Local businessman Shlomo Rechnitz has bought a scandal-plagued kosher supermarket in Los Angeles from its former owner, who is suspected of mislabeling its meat.

The Rabbinical Council of California, a kashrut certifier, on Wednesday announced the troubled Doheny Market will undergo a serious makeover after Rechnitz purchased the store from Mike Engleman at its behest.

“The store will reopen in the coming days under RCC supervision, after undergoing a thorough restocking and will feature mehadrin kashrus standards,” the RCC said in a statement. “The previous owner has no financial or operational interest in the store.” Mehadrin is an especially stringent kosher ceritification,

Scandal erupted on March 24, the day before the first night of Passover, when evidence gathered by a detective showed Engleman smuggling meat from an unknown source into Dohney Market while the rabbinic supervisor was away.

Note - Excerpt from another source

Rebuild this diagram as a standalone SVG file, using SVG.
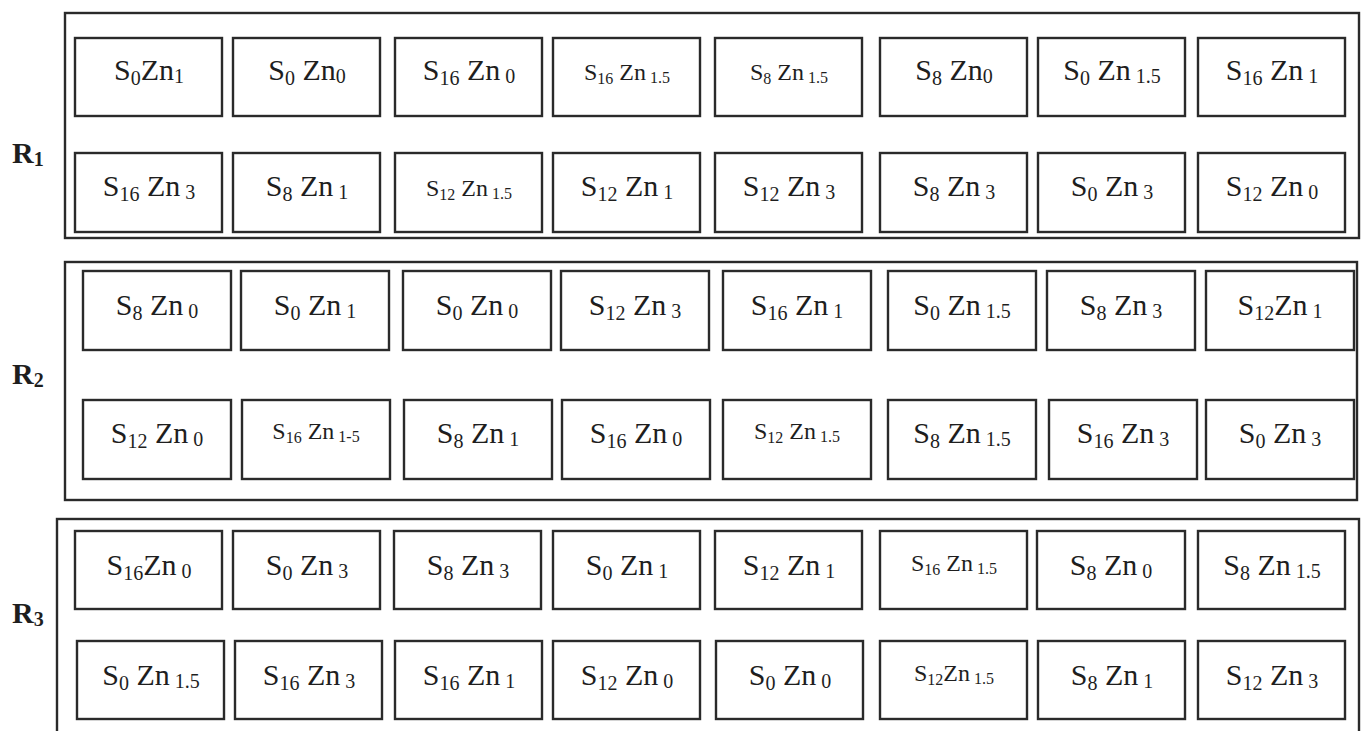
<svg xmlns="http://www.w3.org/2000/svg" width="1361" height="731" viewBox="0 0 1361 731">
<style>
.frame{fill:none;stroke:#2a2a2a;stroke-width:2.4}
.box{fill:#fff;stroke:#2a2a2a;stroke-width:2.4}
.t{font-family:"Liberation Serif","Times New Roman",serif;font-size:30px;fill:#1e1e1e;text-anchor:middle}
.t .b{font-size:20px}
.sm{font-size:24px}
.sm .b{font-size:16px}
.lab{font-family:"Liberation Serif","Times New Roman",serif;font-weight:bold;font-size:30px;fill:#1e1e1e}
.lab .b{font-size:20px}
</style>
<rect width="1361" height="731" fill="#fff"/>
<g id="R1">
<rect class="frame" x="65" y="13" width="1294" height="225"/>
<text class="lab" x="12" y="163">R<tspan class="b" dy="3">1</tspan></text>
<g id="r1a1"><rect class="box" x="75" y="38" width="147" height="78"/><text class="t" x="149" y="80">S<tspan class="b" dy="5">0</tspan><tspan dy="-5">Zn</tspan><tspan class="b" dy="3">1</tspan></text></g>
<g id="r1a2"><rect class="box" x="233" y="38" width="147" height="78"/><text class="t" x="307" y="80">S<tspan class="b" dy="5">0</tspan><tspan dy="-5"> Zn</tspan><tspan class="b" dy="3">0</tspan></text></g>
<g id="r1a3"><rect class="box" x="395" y="38" width="147" height="78"/><text class="t" x="469" y="80">S<tspan class="b" dy="5">16</tspan><tspan dy="-5"> Zn</tspan><tspan class="b" dy="3"> 0</tspan></text></g>
<g id="r1a4"><rect class="box" x="553" y="38" width="147" height="78"/><text class="t sm" x="627" y="80">S<tspan class="b" dy="4">16</tspan><tspan dy="-4"> Zn</tspan><tspan class="b" dy="3"> 1.5</tspan></text></g>
<g id="r1a5"><rect class="box" x="715" y="38" width="147" height="78"/><text class="t sm" x="789" y="80">S<tspan class="b" dy="4">8</tspan><tspan dy="-4"> Zn</tspan><tspan class="b" dy="3"> 1.5</tspan></text></g>
<g id="r1a6"><rect class="box" x="880" y="38" width="147" height="78"/><text class="t" x="954" y="80">S<tspan class="b" dy="5">8</tspan><tspan dy="-5"> Zn</tspan><tspan class="b" dy="3">0</tspan></text></g>
<g id="r1a7"><rect class="box" x="1038" y="38" width="147" height="78"/><text class="t" x="1112" y="80">S<tspan class="b" dy="5">0</tspan><tspan dy="-5"> Zn</tspan><tspan class="b" dy="3"> 1.5</tspan></text></g>
<g id="r1a8"><rect class="box" x="1198" y="38" width="147" height="78"/><text class="t" x="1272" y="80">S<tspan class="b" dy="5">16</tspan><tspan dy="-5"> Zn</tspan><tspan class="b" dy="3"> 1</tspan></text></g>
<g id="r1b1"><rect class="box" x="75" y="153" width="147" height="79"/><text class="t" x="149" y="196">S<tspan class="b" dy="5">16</tspan><tspan dy="-5"> Zn</tspan><tspan class="b" dy="3"> 3</tspan></text></g>
<g id="r1b2"><rect class="box" x="233" y="153" width="147" height="79"/><text class="t" x="307" y="196">S<tspan class="b" dy="5">8</tspan><tspan dy="-5"> Zn</tspan><tspan class="b" dy="3"> 1</tspan></text></g>
<g id="r1b3"><rect class="box" x="395" y="153" width="147" height="79"/><text class="t sm" x="469" y="196">S<tspan class="b" dy="4">12</tspan><tspan dy="-4"> Zn</tspan><tspan class="b" dy="3"> 1.5</tspan></text></g>
<g id="r1b4"><rect class="box" x="553" y="153" width="147" height="79"/><text class="t" x="627" y="196">S<tspan class="b" dy="5">12</tspan><tspan dy="-5"> Zn</tspan><tspan class="b" dy="3"> 1</tspan></text></g>
<g id="r1b5"><rect class="box" x="715" y="153" width="147" height="79"/><text class="t" x="789" y="196">S<tspan class="b" dy="5">12</tspan><tspan dy="-5"> Zn</tspan><tspan class="b" dy="3"> 3</tspan></text></g>
<g id="r1b6"><rect class="box" x="880" y="153" width="147" height="79"/><text class="t" x="954" y="196">S<tspan class="b" dy="5">8</tspan><tspan dy="-5"> Zn</tspan><tspan class="b" dy="3"> 3</tspan></text></g>
<g id="r1b7"><rect class="box" x="1038" y="153" width="147" height="79"/><text class="t" x="1112" y="196">S<tspan class="b" dy="5">0</tspan><tspan dy="-5"> Zn</tspan><tspan class="b" dy="3"> 3</tspan></text></g>
<g id="r1b8"><rect class="box" x="1198" y="153" width="147" height="79"/><text class="t" x="1272" y="196">S<tspan class="b" dy="5">12</tspan><tspan dy="-5"> Zn</tspan><tspan class="b" dy="3"> 0</tspan></text></g>
</g>
<g id="R2">
<rect class="frame" x="65" y="262" width="1292" height="238"/>
<text class="lab" x="12" y="384">R<tspan class="b" dy="3">2</tspan></text>
<g id="r2a1"><rect class="box" x="83" y="271" width="148" height="79"/><text class="t" x="157" y="315">S<tspan class="b" dy="5">8</tspan><tspan dy="-5"> Zn</tspan><tspan class="b" dy="3"> 0</tspan></text></g>
<g id="r2a2"><rect class="box" x="241" y="271" width="148" height="79"/><text class="t" x="315" y="315">S<tspan class="b" dy="5">0</tspan><tspan dy="-5"> Zn</tspan><tspan class="b" dy="3"> 1</tspan></text></g>
<g id="r2a3"><rect class="box" x="403" y="271" width="148" height="79"/><text class="t" x="477" y="315">S<tspan class="b" dy="5">0</tspan><tspan dy="-5"> Zn</tspan><tspan class="b" dy="3"> 0</tspan></text></g>
<g id="r2a4"><rect class="box" x="561" y="271" width="148" height="79"/><text class="t" x="635" y="315">S<tspan class="b" dy="5">12</tspan><tspan dy="-5"> Zn</tspan><tspan class="b" dy="3"> 3</tspan></text></g>
<g id="r2a5"><rect class="box" x="723" y="271" width="148" height="79"/><text class="t" x="797" y="315">S<tspan class="b" dy="5">16</tspan><tspan dy="-5"> Zn</tspan><tspan class="b" dy="3"> 1</tspan></text></g>
<g id="r2a6"><rect class="box" x="888" y="271" width="148" height="79"/><text class="t" x="962" y="315">S<tspan class="b" dy="5">0</tspan><tspan dy="-5"> Zn</tspan><tspan class="b" dy="3"> 1.5</tspan></text></g>
<g id="r2a7"><rect class="box" x="1047" y="271" width="148" height="79"/><text class="t" x="1121" y="315">S<tspan class="b" dy="5">8</tspan><tspan dy="-5"> Zn</tspan><tspan class="b" dy="3"> 3</tspan></text></g>
<g id="r2a8"><rect class="box" x="1206" y="271" width="148" height="79"/><text class="t" x="1280" y="315">S<tspan class="b" dy="5">12</tspan><tspan dy="-5">Zn</tspan><tspan class="b" dy="3"> 1</tspan></text></g>
<g id="r2b1"><rect class="box" x="83" y="400" width="148" height="79"/><text class="t" x="157" y="443">S<tspan class="b" dy="5">12</tspan><tspan dy="-5"> Zn</tspan><tspan class="b" dy="3"> 0</tspan></text></g>
<g id="r2b2"><rect class="box" x="242" y="400" width="148" height="79"/><text class="t sm" x="316" y="439">S<tspan class="b" dy="4">16</tspan><tspan dy="-4"> Zn</tspan><tspan class="b" dy="3"> 1-5</tspan></text></g>
<g id="r2b3"><rect class="box" x="404" y="400" width="148" height="79"/><text class="t" x="478" y="443">S<tspan class="b" dy="5">8</tspan><tspan dy="-5"> Zn</tspan><tspan class="b" dy="3"> 1</tspan></text></g>
<g id="r2b4"><rect class="box" x="562" y="400" width="148" height="79"/><text class="t" x="636" y="443">S<tspan class="b" dy="5">16</tspan><tspan dy="-5"> Zn</tspan><tspan class="b" dy="3"> 0</tspan></text></g>
<g id="r2b5"><rect class="box" x="723" y="400" width="148" height="79"/><text class="t sm" x="797" y="439">S<tspan class="b" dy="4">12</tspan><tspan dy="-4"> Zn</tspan><tspan class="b" dy="3"> 1.5</tspan></text></g>
<g id="r2b6"><rect class="box" x="888" y="400" width="148" height="79"/><text class="t" x="962" y="443">S<tspan class="b" dy="5">8</tspan><tspan dy="-5"> Zn</tspan><tspan class="b" dy="3"> 1.5</tspan></text></g>
<g id="r2b7"><rect class="box" x="1049" y="400" width="148" height="79"/><text class="t" x="1123" y="443">S<tspan class="b" dy="5">16</tspan><tspan dy="-5"> Zn</tspan><tspan class="b" dy="3"> 3</tspan></text></g>
<g id="r2b8"><rect class="box" x="1206" y="400" width="148" height="79"/><text class="t" x="1280" y="443">S<tspan class="b" dy="5">0</tspan><tspan dy="-5"> Zn</tspan><tspan class="b" dy="3"> 3</tspan></text></g>
</g>
<g id="R3">
<rect class="frame" x="57" y="519" width="1302" height="230"/>
<text class="lab" x="12" y="623">R<tspan class="b" dy="3">3</tspan></text>
<g id="r3a1"><rect class="box" x="75" y="531" width="147" height="78"/><text class="t" x="149" y="575">S<tspan class="b" dy="5">16</tspan><tspan dy="-5">Zn</tspan><tspan class="b" dy="3"> 0</tspan></text></g>
<g id="r3a2"><rect class="box" x="233" y="531" width="147" height="78"/><text class="t" x="307" y="575">S<tspan class="b" dy="5">0</tspan><tspan dy="-5"> Zn</tspan><tspan class="b" dy="3"> 3</tspan></text></g>
<g id="r3a3"><rect class="box" x="394" y="531" width="147" height="78"/><text class="t" x="468" y="575">S<tspan class="b" dy="5">8</tspan><tspan dy="-5"> Zn</tspan><tspan class="b" dy="3"> 3</tspan></text></g>
<g id="r3a4"><rect class="box" x="553" y="531" width="147" height="78"/><text class="t" x="627" y="575">S<tspan class="b" dy="5">0</tspan><tspan dy="-5"> Zn</tspan><tspan class="b" dy="3"> 1</tspan></text></g>
<g id="r3a5"><rect class="box" x="715" y="531" width="147" height="78"/><text class="t" x="789" y="575">S<tspan class="b" dy="5">12</tspan><tspan dy="-5"> Zn</tspan><tspan class="b" dy="3"> 1</tspan></text></g>
<g id="r3a6"><rect class="box" x="880" y="531" width="147" height="78"/><text class="t sm" x="954" y="571">S<tspan class="b" dy="4">16</tspan><tspan dy="-4"> Zn</tspan><tspan class="b" dy="3"> 1.5</tspan></text></g>
<g id="r3a7"><rect class="box" x="1037" y="531" width="148" height="78"/><text class="t" x="1111" y="575">S<tspan class="b" dy="5">8</tspan><tspan dy="-5"> Zn</tspan><tspan class="b" dy="3"> 0</tspan></text></g>
<g id="r3a8"><rect class="box" x="1198" y="531" width="147" height="78"/><text class="t" x="1272" y="575">S<tspan class="b" dy="5">8</tspan><tspan dy="-5"> Zn</tspan><tspan class="b" dy="3"> 1.5</tspan></text></g>
<g id="r3b1"><rect class="box" x="77" y="641" width="147" height="78"/><text class="t" x="151" y="685">S<tspan class="b" dy="5">0</tspan><tspan dy="-5"> Zn</tspan><tspan class="b" dy="3"> 1.5</tspan></text></g>
<g id="r3b2"><rect class="box" x="235" y="641" width="147" height="78"/><text class="t" x="309" y="685">S<tspan class="b" dy="5">16</tspan><tspan dy="-5"> Zn</tspan><tspan class="b" dy="3"> 3</tspan></text></g>
<g id="r3b3"><rect class="box" x="395" y="641" width="147" height="78"/><text class="t" x="469" y="685">S<tspan class="b" dy="5">16</tspan><tspan dy="-5"> Zn</tspan><tspan class="b" dy="3"> 1</tspan></text></g>
<g id="r3b4"><rect class="box" x="553" y="641" width="147" height="78"/><text class="t" x="627" y="685">S<tspan class="b" dy="5">12</tspan><tspan dy="-5"> Zn</tspan><tspan class="b" dy="3"> 0</tspan></text></g>
<g id="r3b5"><rect class="box" x="716" y="641" width="147" height="78"/><text class="t" x="790" y="685">S<tspan class="b" dy="5">0</tspan><tspan dy="-5"> Zn</tspan><tspan class="b" dy="3"> 0</tspan></text></g>
<g id="r3b6"><rect class="box" x="880" y="641" width="147" height="78"/><text class="t sm" x="954" y="681">S<tspan class="b" dy="4">12</tspan><tspan dy="-4">Zn</tspan><tspan class="b" dy="3"> 1.5</tspan></text></g>
<g id="r3b7"><rect class="box" x="1038" y="641" width="147" height="78"/><text class="t" x="1112" y="685">S<tspan class="b" dy="5">8</tspan><tspan dy="-5"> Zn</tspan><tspan class="b" dy="3"> 1</tspan></text></g>
<g id="r3b8"><rect class="box" x="1198" y="641" width="147" height="78"/><text class="t" x="1272" y="685">S<tspan class="b" dy="5">12</tspan><tspan dy="-5"> Zn</tspan><tspan class="b" dy="3"> 3</tspan></text></g>
</g>
</svg>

The Rabbinical Council of California immediately revoked the kosher certification of the popular meat store but worry spread over the Jewish legal status of products sold to unsuspecting customers, casting a pall over the Passover plans of hundreds of families in the area.

Rabbi Yisroel Belsky, a well-respected religious arbiter, ruled all meat sold prior to March 24 was considered kosher, even if a minority of it was not.

The Rabbinical Council of California said it asked Rechnitz, who is Belsky’s son-in-law, to buy the store to ensure the observant community in central Los Angeles had a reliable source of kosher food.